Nagarkar did a better job than Updike. In a scathing review of John Updike's Terrorist, Michiko Kakutani writes: "Unfortunately, the would-be terrorist in this novel turns out to be a completely unbelievable individual: more robot than human being and such a cliche that the reader cannot help suspecting that Mr Updike found the idea of such a person so incomprehensible that he at some point abandoned any earnest attempt to depict his inner life and settled instead for giving us a static, one-dimensional stereotype."
 
Mohsin Hamid's second novel promises to be far more nuanced. The author of Moth Smoke has been working for several years on The Reluctant Fundamentalist. Hamid's protagonist is a young Muslim banker working in New York at the time of 9/11; when the world changes, the way he's seen also changes, and he must decide whether he can continue to live in New York or whether he must go back to Lahore. It should be interesting to read this alongside Vikram Chandra's Sacred Games, which juxtaposes the story of a cynical Bombay cop and a Bombay hitman against the background of the underworld.
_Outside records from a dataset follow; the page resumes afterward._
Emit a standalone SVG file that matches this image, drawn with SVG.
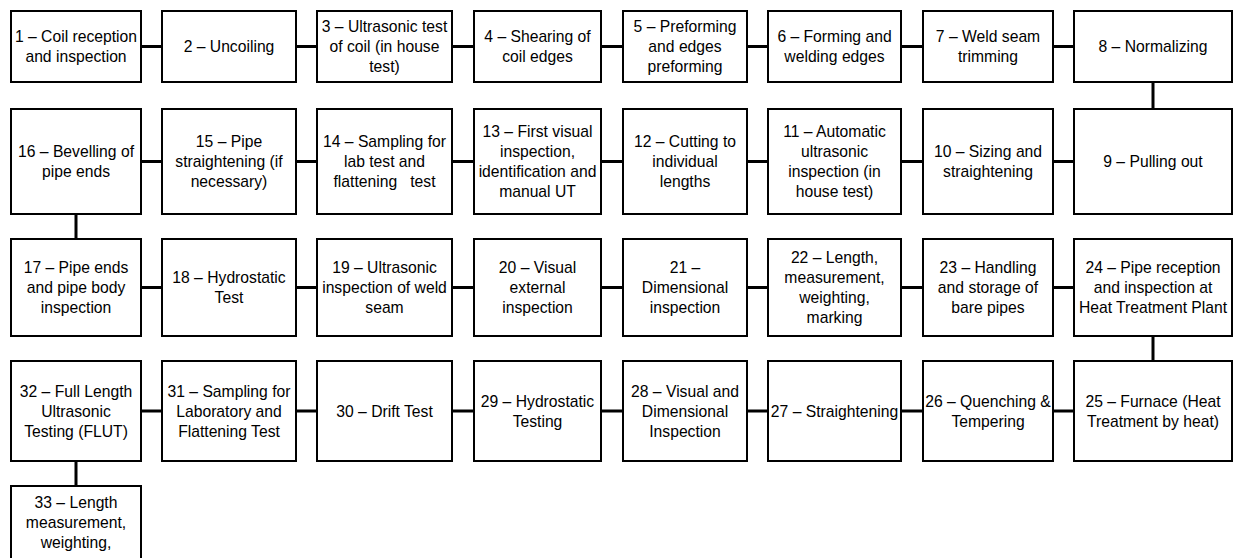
<svg xmlns="http://www.w3.org/2000/svg" width="1236" height="558" viewBox="0 0 1236 558">
<style>
.b{fill:#fff;stroke:#000;stroke-width:2}
.t{font-family:"Liberation Sans",Arial,sans-serif;font-size:15.7px;fill:#000;text-anchor:middle;white-space:pre}
.c{stroke:#000;stroke-width:3;fill:none}
</style>
<rect x="0" y="0" width="1236" height="558" fill="#fff"/>
<g id="connectors">
<path class="c" d="M142 46.5H161M297 46.5H316M453 46.5H473M602 46.5H622M748 46.5H767M902 46.5H922M1054 46.5H1073"/>
<path class="c" d="M142 161.5H161M297 161.5H316M453 161.5H473M602 161.5H622M748 161.5H767M902 161.5H922M1054 161.5H1073"/>
<path class="c" d="M142 287.5H161M297 287.5H316M453 287.5H473M602 287.5H622M748 287.5H767M902 287.5H922M1054 287.5H1073"/>
<path class="c" d="M142 411H161M297 411H316M453 411H473M602 411H622M748 411H767M902 411H922M1054 411H1073"/>
<path class="c" d="M1153 83V108M76 215V238M1153 337V360M76 462V485"/>
</g>
<g id="n1"><rect class="b" x="11" y="11" width="130" height="71"/><text class="t"><tspan x="76" y="42.1">1 – Coil reception</tspan><tspan x="76" y="62.1">and inspection</tspan></text></g>
<g id="n2"><rect class="b" x="162" y="11" width="134" height="71"/><text class="t"><tspan x="229" y="52.1">2 – Uncoiling</tspan></text></g>
<g id="n3"><rect class="b" x="317" y="11" width="135" height="71"/><text class="t"><tspan x="384.5" y="32.1">3 – Ultrasonic test</tspan><tspan x="384.5" y="52.1">of coil (in house</tspan><tspan x="384.5" y="72.1">test)</tspan></text></g>
<g id="n4"><rect class="b" x="474" y="11" width="127" height="71"/><text class="t"><tspan x="537.5" y="42.1">4 – Shearing of</tspan><tspan x="537.5" y="62.1">coil edges</tspan></text></g>
<g id="n5"><rect class="b" x="623" y="11" width="124" height="71"/><text class="t"><tspan x="685" y="32.1">5 – Preforming</tspan><tspan x="685" y="52.1">and edges</tspan><tspan x="685" y="72.1">preforming</tspan></text></g>
<g id="n6"><rect class="b" x="768" y="11" width="133" height="71"/><text class="t"><tspan x="834.5" y="42.1">6 – Forming and</tspan><tspan x="834.5" y="62.1">welding edges</tspan></text></g>
<g id="n7"><rect class="b" x="923" y="11" width="130" height="71"/><text class="t"><tspan x="988" y="42.1">7 – Weld seam</tspan><tspan x="988" y="62.1">trimming</tspan></text></g>
<g id="n8"><rect class="b" x="1074" y="11" width="158" height="71"/><text class="t"><tspan x="1153" y="52.1">8 – Normalizing</tspan></text></g>

<g id="n9"><rect class="b" x="1074" y="109" width="158" height="105"/><text class="t"><tspan x="1153" y="167.1">9 – Pulling out</tspan></text></g>
<g id="n10"><rect class="b" x="923" y="109" width="130" height="105"/><text class="t"><tspan x="988" y="157.1">10 – Sizing and</tspan><tspan x="988" y="177.1">straightening</tspan></text></g>
<g id="n11"><rect class="b" x="768" y="109" width="133" height="105"/><text class="t"><tspan x="834.5" y="137.1">11 – Automatic</tspan><tspan x="834.5" y="157.1">ultrasonic</tspan><tspan x="834.5" y="177.1">inspection (in</tspan><tspan x="834.5" y="197.1">house test)</tspan></text></g>
<g id="n12"><rect class="b" x="623" y="109" width="124" height="105"/><text class="t"><tspan x="685" y="147.1">12 – Cutting to</tspan><tspan x="685" y="167.1">individual</tspan><tspan x="685" y="187.1">lengths</tspan></text></g>
<g id="n13"><rect class="b" x="474" y="109" width="127" height="105"/><text class="t"><tspan x="537.5" y="137.1">13 – First visual</tspan><tspan x="537.5" y="157.1">inspection,</tspan><tspan x="537.5" y="177.1">identification and</tspan><tspan x="537.5" y="197.1">manual UT</tspan></text></g>
<g id="n14"><rect class="b" x="317" y="109" width="135" height="105"/><text class="t"><tspan x="384.5" y="147.1">14 – Sampling for</tspan><tspan x="384.5" y="167.1">lab test and</tspan><tspan x="384.5" y="187.1">flattening   test</tspan></text></g>
<g id="n15"><rect class="b" x="162" y="109" width="134" height="105"/><text class="t"><tspan x="229" y="147.1">15 – Pipe</tspan><tspan x="229" y="167.1">straightening (if</tspan><tspan x="229" y="187.1">necessary)</tspan></text></g>
<g id="n16"><rect class="b" x="11" y="109" width="130" height="105"/><text class="t"><tspan x="76" y="157.1">16 – Bevelling of</tspan><tspan x="76" y="177.1">pipe ends</tspan></text></g>

<g id="n17"><rect class="b" x="11" y="239" width="130" height="97"/><text class="t"><tspan x="76" y="273.1">17 – Pipe ends</tspan><tspan x="76" y="293.1">and pipe body</tspan><tspan x="76" y="313.1">inspection</tspan></text></g>
<g id="n18"><rect class="b" x="162" y="239" width="134" height="97"/><text class="t"><tspan x="229" y="283.1">18 – Hydrostatic</tspan><tspan x="229" y="303.1">Test</tspan></text></g>
<g id="n19"><rect class="b" x="317" y="239" width="135" height="97"/><text class="t"><tspan x="384.5" y="273.1">19 – Ultrasonic</tspan><tspan x="384.5" y="293.1">inspection of weld</tspan><tspan x="384.5" y="313.1">seam</tspan></text></g>
<g id="n20"><rect class="b" x="474" y="239" width="127" height="97"/><text class="t"><tspan x="537.5" y="273.1">20 – Visual</tspan><tspan x="537.5" y="293.1">external</tspan><tspan x="537.5" y="313.1">inspection</tspan></text></g>
<g id="n21"><rect class="b" x="623" y="239" width="124" height="97"/><text class="t"><tspan x="685" y="273.1">21 –</tspan><tspan x="685" y="293.1">Dimensional</tspan><tspan x="685" y="313.1">inspection</tspan></text></g>
<g id="n22"><rect class="b" x="768" y="239" width="133" height="97"/><text class="t"><tspan x="834.5" y="263.1">22 – Length,</tspan><tspan x="834.5" y="283.1">measurement,</tspan><tspan x="834.5" y="303.1">weighting,</tspan><tspan x="834.5" y="323.1">marking</tspan></text></g>
<g id="n23"><rect class="b" x="923" y="239" width="130" height="97"/><text class="t"><tspan x="988" y="273.1">23 – Handling</tspan><tspan x="988" y="293.1">and storage of</tspan><tspan x="988" y="313.1">bare pipes</tspan></text></g>
<g id="n24"><rect class="b" x="1074" y="239" width="158" height="97"/><text class="t"><tspan x="1153" y="273.1">24 – Pipe reception</tspan><tspan x="1153" y="293.1">and inspection at</tspan><tspan x="1153" y="313.1">Heat Treatment Plant</tspan></text></g>

<g id="n25"><rect class="b" x="1074" y="361" width="158" height="100"/><text class="t"><tspan x="1153" y="406.6">25 – Furnace (Heat</tspan><tspan x="1153" y="426.6">Treatment by heat)</tspan></text></g>
<g id="n26"><rect class="b" x="923" y="361" width="130" height="100"/><text class="t"><tspan x="988" y="406.6">26 – Quenching &amp;</tspan><tspan x="988" y="426.6">Tempering</tspan></text></g>
<g id="n27"><rect class="b" x="768" y="361" width="133" height="100"/><text class="t"><tspan x="834.5" y="416.6">27 – Straightening</tspan></text></g>
<g id="n28"><rect class="b" x="623" y="361" width="124" height="100"/><text class="t"><tspan x="685" y="396.6">28 – Visual and</tspan><tspan x="685" y="416.6">Dimensional</tspan><tspan x="685" y="436.6">Inspection</tspan></text></g>
<g id="n29"><rect class="b" x="474" y="361" width="127" height="100"/><text class="t"><tspan x="537.5" y="406.6">29 – Hydrostatic</tspan><tspan x="537.5" y="426.6">Testing</tspan></text></g>
<g id="n30"><rect class="b" x="317" y="361" width="135" height="100"/><text class="t"><tspan x="384.5" y="416.6">30 – Drift Test</tspan></text></g>
<g id="n31"><rect class="b" x="162" y="361" width="134" height="100"/><text class="t"><tspan x="229" y="396.6">31 – Sampling for</tspan><tspan x="229" y="416.6">Laboratory and</tspan><tspan x="229" y="436.6">Flattening Test</tspan></text></g>
<g id="n32"><rect class="b" x="11" y="361" width="130" height="100"/><text class="t"><tspan x="76" y="396.6">32 – Full Length</tspan><tspan x="76" y="416.6">Ultrasonic</tspan><tspan x="76" y="436.6">Testing (FLUT)</tspan></text></g>

<g id="n33"><rect class="b" x="11" y="486" width="130" height="100"/><text class="t"><tspan x="76" y="508">33 – Length</tspan><tspan x="76" y="528">measurement,</tspan><tspan x="76" y="548">weighting,</tspan></text></g>
</svg>
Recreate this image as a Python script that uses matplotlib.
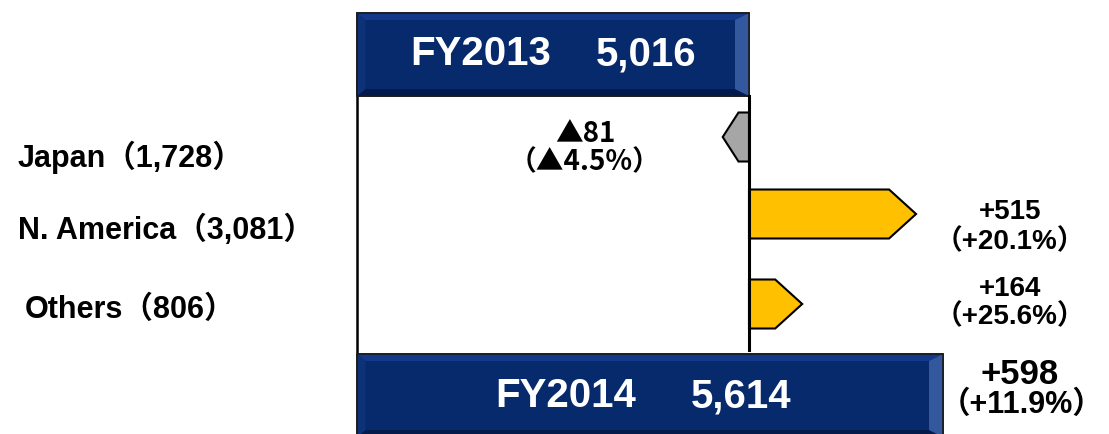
import matplotlib
matplotlib.use("Agg")
import matplotlib.pyplot as plt
from matplotlib.patches import Polygon, Rectangle

# data
years = ["FY2013", "FY2014"]
totals = [5016, 5614]
regions = ["Japan", "N. America", "Others"]
region_sales = ["1,728", "3,081", "806"]
changes = [-81, 515, 164]
change_labels = ["▲81", "+515", "+164"]
pct_labels = ["（▲4.5%）", "（+20.1%）", "（+25.6%）"]
total_change = "+598"
total_pct = "（+11.9%）"

FONT = ["Liberation Sans", "Noto Sans CJK JP", "DejaVu Sans"]
CJK = ["Noto Sans CJK JP", "DejaVu Sans"]
plt.rcParams["font.family"] = FONT
plt.rcParams["font.weight"] = "bold"

W, H = 1109, 434
fig = plt.figure(figsize=(W / 100, H / 100), dpi=100)
ax = fig.add_axes([0, 0, 1, 1])

# horizontal scale: FY2013 at px 749, FY2014 at px 943 (axis is broken on the left)
k = (totals[1] - totals[0]) / (943 - 749)
ax.set_xlim(totals[0] - 749 * k, totals[0] + (W - 749) * k)
ax.set_ylim(H, 0)
ax.axis("off")
base = totals[0] - 392 * k   # left edge of the boxes


def fx(px):
    return px / W


def fy(py):
    return 1 - py / H


def bevel_box(y0, y1, value):
    x0, x1 = base, value
    bw = 14 * k
    bh = 7
    ax.add_patch(Rectangle((x0, y0), x1 - x0, y1 - y0, facecolor="#072a6c",
                           edgecolor="#222222", lw=1.2, zorder=3))
    # bevel faces
    ax.add_patch(Polygon([(x0, y0), (x1, y0), (x1 - bw, y0 + bh), (x0 + bw * 0.6, y0 + bh)],
                         closed=True, facecolor="#14398a", edgecolor="none", zorder=4))
    ax.add_patch(Polygon([(x0, y1), (x1, y1), (x1 - bw, y1 - bh), (x0 + bw * 0.6, y1 - bh)],
                         closed=True, facecolor="#041a4a", edgecolor="none", zorder=4))
    ax.add_patch(Polygon([(x1, y0), (x1, y1), (x1 - bw, y1 - bh), (x1 - bw, y0 + bh)],
                         closed=True, facecolor="#33589e", edgecolor="none", zorder=4))
    ax.add_patch(Polygon([(x0, y0), (x0, y1), (x0 + bw * 0.6, y1 - bh), (x0 + bw * 0.6, y0 + bh)],
                         closed=True, facecolor="#0d3278", edgecolor="none", zorder=4))
    ax.add_patch(Rectangle((x0, y0), x1 - x0, y1 - y0, facecolor="none",
                           edgecolor="#1a1a1a", lw=1.2, zorder=5))


# connector frame
ax.plot([base, base], [80, 356], color="black", lw=1.8, zorder=2)
ax.plot([totals[0], totals[0]], [96, 350], color="black", lw=2.2, zorder=6)

bevel_box(13, 96, totals[0])
bevel_box(354, 437, totals[1])

# region arrows
centers = [137, 214, 304]
hh = 24.5
for c, yc in zip(changes, centers):
    start = totals[0]
    end = start + c
    head = min(27 * k, abs(c) * 0.6)
    sgn = 1 if c > 0 else -1
    pts = [(start, yc - hh), (end - sgn * head, yc - hh), (end, yc),
           (end - sgn * head, yc + hh), (start, yc + hh)]
    col = "#FFC000" if c > 0 else "#A6A6A6"
    ax.add_patch(Polygon(pts, closed=True, facecolor=col, edgecolor="black",
                         lw=1.5, zorder=5))

# box labels
fig.text(fx(481), fy(54), years[0], color="white", fontsize=29, ha="center", va="center")
fig.text(fx(646), fy(54), f"{totals[0]:,}", color="white", fontsize=29, ha="center", va="center")
fig.text(fx(566), fy(396), years[1], color="white", fontsize=29, ha="center", va="center")
fig.text(fx(741), fy(396), f"{totals[1]:,}", color="white", fontsize=29, ha="center", va="center")

# region labels on the left
label_pos = [(18, 157), (18, 230), (25, 310)]
for name, sales, (lx, ly) in zip(regions, region_sales, label_pos):
    fig.text(fx(lx), fy(ly), f"{name}（{sales}）", fontsize=22, ha="left", va="center")

# change labels
change_pos = [(585, 134, 585, 162), (1010, 212, 1010, 242), (1010, 289, 1010, 317)]
for cl, pl, (x1, y1, x2, y2) in zip(change_labels, pct_labels, change_pos):
    fam = CJK if "▲" in cl else FONT
    fig.text(fx(x1), fy(y1), cl, fontsize=20, ha="center", va="center", family=fam)
    fig.text(fx(x2), fy(y2), pl, fontsize=20, ha="center", va="center", family=fam)

fig.text(fx(1020), fy(375), total_change, fontsize=25, ha="center", va="center")
fig.text(fx(1022), fy(405), total_pct, fontsize=22, ha="center", va="center")

fig.savefig("out.png", dpi=100, facecolor="white")
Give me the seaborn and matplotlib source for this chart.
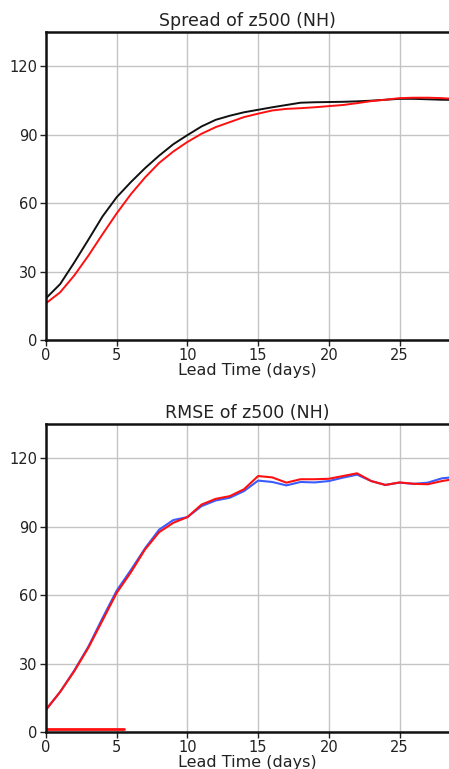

Despite their very different themes, Hamid and Chandra share a fascination for complex, multilayered characters, and for the ways in which power and prejudice work, wherever they are found.
 
If fictions of terror have a future, though, it might just be with the graphic novel. At http://smithmag.us/shootingwar/, check out Anthony Lappe and Dan Goldman's Shooting War, which has a cult following online. The year is 2011, the war in Iraq is into its eighth year, and America is inured to repeated terrorist attacks. Anti-corporate blogger Jimmy Burns has his NYC apartment blown to bits in a bomb attack, records the footage and is promptly recruited by a TV company, Global News ("Your home for 24-hour-terror coverage!") to cover the situation in Iraq. The story becomes increasingly complex, the satire more savage, but one character sums it up: "It's prime time holy war."